In our mission to create diverse and inclusive workplaces that mirror societal diversity, it’s vital to consider the observances of one of the fastest growing communities in the world. In this article, Banen Al-Sheemary, offers tips for fostering an inclusive environment during Ramadan, observed by nearly two billion Muslims worldwide.

Understanding Ramadan

Ramadan is a month of fasting, spiritual awakening, and communal observances. It’s one of the five pillars of Islam, during which people refrain from activities like eating and drinking from dawn till dusk. This lunar cycle’s ninth month is a time of fasting, night prayers, and supplications. Despite the social nature of the month, it can be physically demanding due to the fast’s impact on the body.

Ramadan and DEI (Diversity, Equity, and Inclusion)

A DEI-focused organization acknowledges the different practices of its communities. Fasting means different things to different people. While its rewards are varied
and many, it can also be a physically taxing process. Having a welcoming and inclusive
workspace that honors the many traditions of Ramadan can make a huge difference in
employee engagement. No one wants to experience a microaggression during their most
special days – especially when abstaining from food and water!

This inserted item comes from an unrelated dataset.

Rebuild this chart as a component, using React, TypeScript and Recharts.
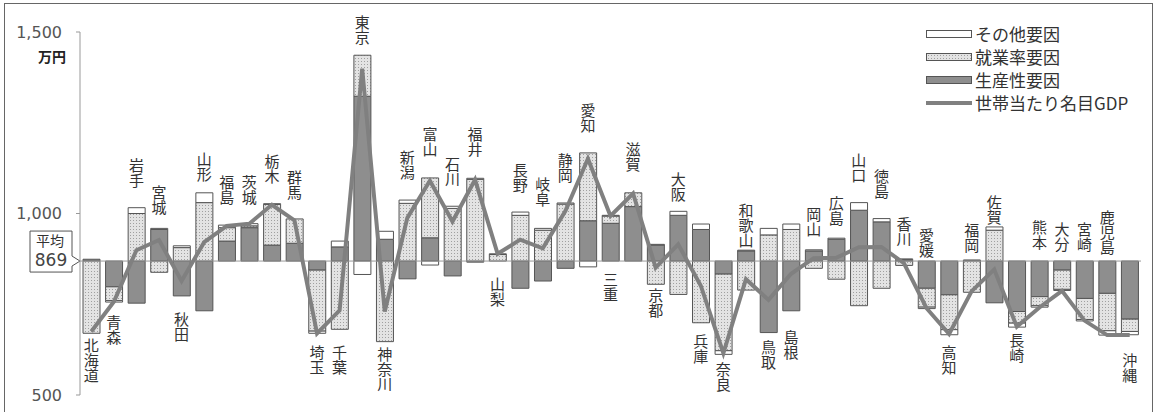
import React from 'react';
import { ComposedChart, Bar, Line, XAxis, YAxis, ReferenceLine } from 'recharts';

// 都道府県別 世帯当たり名目GDP（万円）と全国平均からの差の要因分解
const NAMES = [
  '北海道', '青森', '岩手', '宮城', '秋田', '山形', '福島', '茨城', '栃木', '群馬',
  '埼玉', '千葉', '東京', '神奈川', '新潟', '富山', '石川', '福井', '山梨', '長野',
  '岐阜', '静岡', '愛知', '三重', '滋賀', '京都', '大阪', '兵庫', '奈良', '和歌山',
  '鳥取', '島根', '岡山', '広島', '山口', '徳島', '香川', '愛媛', '高知', '福岡',
  '佐賀', '長崎', '熊本', '大分', '宮崎', '鹿児島', '沖縄',
];

// 生産性要因
const PRODUCTIVITY = [
  5, -71, -116, 87, -96, -137, 55, 92, 44, 49,
  -25, 39, 454, 60, -49, 64, -41, -3, 0, -75,
  -55, -20, 111, 104, 150, 44, 126, 87, -36, 28,
  -197, -137, 28, 60, 140, 108, 4, -75, -93, 3,
  -115, -139, -98, -25, -103, -89, -160,
];

// 就業率要因
const EMPLOYMENT = [
  -199, -38, 131, -31, 37, 161, 37, 5, 112, 67,
  -168, -188, 113, -222, 159, 165, 145, 225, 18, 126,
  85, 157, 187, 20, 38, -64, -92, -170, -211, -80,
  72, 87, -20, -50, -123, -75, -12, -52, -96, -86,
  85, -32, -25, -53, -58, -103, -34,
];

// その他要因
const OTHER = [
  0, -4, 16, 3, 5, 27, 7, 6, 2, 0,
  -6, 16, -37, 22, 9, -11, 6, 3, 2, 9,
  5, 3, -16, 2, 0, 2, 11, 15, -10, 2,
  18, 15, 3, 3, 21, 9, 2, -4, -14, 0,
  9, -11, -4, -3, -4, -12, -9,
];

// 世帯当たり名目GDP
const GDP = [
  675, 757, 899, 927, 814, 921, 966, 972, 1024, 981,
  670, 733, 1399, 730, 988, 1090, 978, 1093, 889, 928,
  904, 1007, 1151, 993, 1055, 851, 915, 801, 615, 819,
  762, 834, 877, 878, 907, 908, 863, 739, 668, 786,
  846, 688, 741, 787, 705, 665, 665,
];

const AVERAGE = 869;
const Y_TICKS = [500, 1000, 1500];

// 県名ラベルの配置（下側に置くもの）と棒からの間隔
const LABEL_BELOW = new Set([
  '北海道', '青森', '秋田', '埼玉', '千葉', '神奈川', '山梨', '三重', '京都', '兵庫',
  '奈良', '鳥取', '島根', '高知', '長崎', '沖縄',
]);
const LABEL_GAP = [
  5, 13, 20, 13, 16, 11, 20, 19, 20, 19,
  12, 16, 10, 5, 20, 21, 19, 21, 16, 19,
  21, 20, 20, 11, 21, 4, 9, 11, 8, 2,
  7, 19, 13, 12, 20, 20, 12, 3, 10, 7,
  2, 6, 11, 9, 9, 6, 18,
];

const data = NAMES.map((name, i) => {
  const parts = [PRODUCTIVITY[i], EMPLOYMENT[i], OTHER[i]];
  const up = parts.filter((v) => v > 0).reduce((a, b) => a + b, 0);
  const down = parts.filter((v) => v < 0).reduce((a, b) => a + b, 0);
  return {
    name,
    prod: PRODUCTIVITY[i],
    emp: EMPLOYMENT[i],
    other: OTHER[i],
    gdp: GDP[i] - AVERAGE,
    anchor: LABEL_BELOW.has(name) ? down : up,
  };
});

const JP = '"Noto Sans CJK JP", "Noto Sans", sans-serif';
const NUM = '"DejaVu Sans", sans-serif';
const DARK = '#8e8e8e';
const EDGE = '#555';
const LINE = '#808080';

// 県名は一文字ずつ縦に積む
const NameLabel = (props: any) => {
  const { cx, cy, index } = props;
  if (cx == null || cy == null) return null;
  const name = NAMES[index];
  const chars = Array.from(name);
  const lh = 15;
  const gap = LABEL_GAP[index];
  const first = LABEL_BELOW.has(name)
    ? cy + gap + 13
    : cy - gap - 2 - (chars.length - 1) * lh;
  return (
    <text key={`n-${index}`} textAnchor="middle" fontSize={15} fill="#333" fontFamily={JP}>
      {chars.map((c, k) => (
        <tspan key={k} x={cx} y={first + k * lh}>
          {c}
        </tspan>
      ))}
    </text>
  );
};

const AvgCallout = (props: any) => {
  const { x, y } = props.viewBox;
  const d = `M${x - 50},${y - 30} H${x - 8} V${y - 5} L${x},${y} L${x - 8},${y + 5} V${y + 11} H${x - 50} Z`;
  return (
    <g>
      <path d={d} fill="#fff" stroke={EDGE} />
      <text x={x - 30} y={y - 15} textAnchor="middle" fontSize={14} fill="#333" fontFamily={JP}>
        平均
      </text>
      <text x={x - 29} y={y + 5} textAnchor="middle" fontSize={17} fill="#444" fontFamily={NUM}>
        {AVERAGE}
      </text>
    </g>
  );
};

const LEGEND = [
  { label: 'その他要因', kind: 'other' },
  { label: '就業率要因', kind: 'emp' },
  { label: '生産性要因', kind: 'prod' },
  { label: '世帯当たり名目GDP', kind: 'line' },
];

export default function App() {
  return (
    <div style={{ position: 'absolute', left: 0, top: 0, width: 1157, height: 412, background: '#fff', overflow: 'hidden' }}>
      <ComposedChart
        width={1157}
        height={412}
        data={data}
        stackOffset="sign"
        margin={{ top: 32, right: 16, bottom: 17, left: 0 }}
      >
        <defs>
          <pattern id="dots" width={3} height={3} patternUnits="userSpaceOnUse">
            <rect width={3} height={3} fill="#e3e3e3" />
            <rect x={1} y={1} width={1} height={1} fill="#a0a0a0" />
          </pattern>
        </defs>
        <XAxis dataKey="name" hide />
        <YAxis
          type="number"
          domain={[500 - AVERAGE, 1500 - AVERAGE]}
          ticks={Y_TICKS.map((t) => t - AVERAGE)}
          tickFormatter={(v: number) => (v + AVERAGE).toLocaleString('en-US')}
          interval={0}
          width={80}
          tickSize={4}
          tickMargin={14}
          axisLine={{ stroke: '#999' }}
          tickLine={{ stroke: '#999' }}
          tick={{ fontSize: 16, fill: '#555', fontFamily: NUM }}
        />
        <ReferenceLine y={0} stroke="#999" label={(p: any) => <AvgCallout {...p} />} />
        <Bar dataKey="prod" stackId="a" barSize={17} fill={DARK} stroke={EDGE} strokeWidth={1} isAnimationActive={false} />
        <Bar dataKey="emp" stackId="a" barSize={17} fill="url(#dots)" stroke={EDGE} strokeWidth={1} isAnimationActive={false} />
        <Bar dataKey="other" stackId="a" barSize={17} fill="#fff" stroke={EDGE} strokeWidth={1} isAnimationActive={false} />
        <Line
          dataKey="gdp"
          type="linear"
          stroke={LINE}
          strokeWidth={4}
          dot={false}
          activeDot={false}
          isAnimationActive={false}
        />
        <Line
          dataKey="anchor"
          stroke="none"
          dot={(p: any) => <NameLabel key={`d-${p.index}`} {...p} />}
          activeDot={false}
          isAnimationActive={false}
        />
      </ComposedChart>

      <svg width={1157} height={412} style={{ position: 'absolute', left: 0, top: 0, pointerEvents: 'none' }}>
        <defs>
          <pattern id="dots2" width={3} height={3} patternUnits="userSpaceOnUse">
            <rect width={3} height={3} fill="#e3e3e3" />
            <rect x={1} y={1} width={1} height={1} fill="#a0a0a0" />
          </pattern>
        </defs>
        <rect x={4.5} y={3.5} width={1148} height={430} fill="none" stroke="#666" />
        <text x={52} y={62} textAnchor="middle" fontSize={14} fontWeight="bold" fill="#222" fontFamily={JP}>
          万円
        </text>
        {LEGEND.map((item, i) => {
          const cy = 34 + i * 23;
          return (
            <g key={item.label}>
              {item.kind === 'line' ? (
                <line x1={926} x2={972} y1={cy} y2={cy} stroke={LINE} strokeWidth={4} />
              ) : (
                <rect
                  x={926.5}
                  y={cy - 3.5}
                  width={45}
                  height={7}
                  fill={item.kind === 'other' ? '#fff' : item.kind === 'emp' ? 'url(#dots2)' : DARK}
                  stroke={EDGE}
                />
              )}
              <text x={975} y={cy + 6.5} fontSize={17} fill="#333" fontFamily={JP}>
                {item.label}
              </text>
            </g>
          );
        })}
      </svg>
    </div>
  );
}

Practical Inclusion Tips during Ramadan

  • Engage in Ramadan-related conversations: Ask about their observances, feelings about Ramadan, their iftar meals, and how you can support them.
  • Respect fasting exemptions: Some Muslims are exempt from fasting due to reasons such as pregnancy, menstruation, breastfeeding, disability, health issues, and eating disorders. Avoid asking why.
  • Understand diverse traditions: Ramadan traditions can vary based on cultural and religious differences.
  • Provide a separate space: If a fasting employee is in the office, provide a separate area for them to relax during lunch.
  • Consider physical limitations: If the job involves physical labor, be mindful of their limits and schedule frequent breaks.
  • Avoid judgment and pity: People choose to fast because it is important to
    them. Refrain from comments like “not even water?” or “that’s so hard!”
  • Avoid weight-related discussions: Fasting is not for weight loss and such conversations can trigger fatphobia and disordered eating.
  • Schedule meetings wisely: Prioritize earlier meetings when fasting individuals have more energy.
  • Consider Ramadan in goal setting: Managers should avoid scheduling significant goals or projects during Ramadan.
  • Provide flexibility: Offer a flexible work schedule, time and space for prayer and meditation, and support for uncertain Eid holidays.
  • Promote holiday swaps: If an employee lacks PTO or prefers to save it, allow a holiday swap to observe Eid.
  • Educate yourself: Learn about Ramadan from credible sources, not just Google!
  • Practice sensitivity: Avoid apologizing for eating or drinking in front of others and making insensitive comments.
  • Show solidarity: Fast with a coworker if invited or share an iftar meal.
  • Extend greetings: Wish them a blessed Ramadan in the beginning of the month and a happy Eid at the end!

By adopting these practices, we can create a more inclusive workspace that respects and honors the diverse traditions of our colleagues.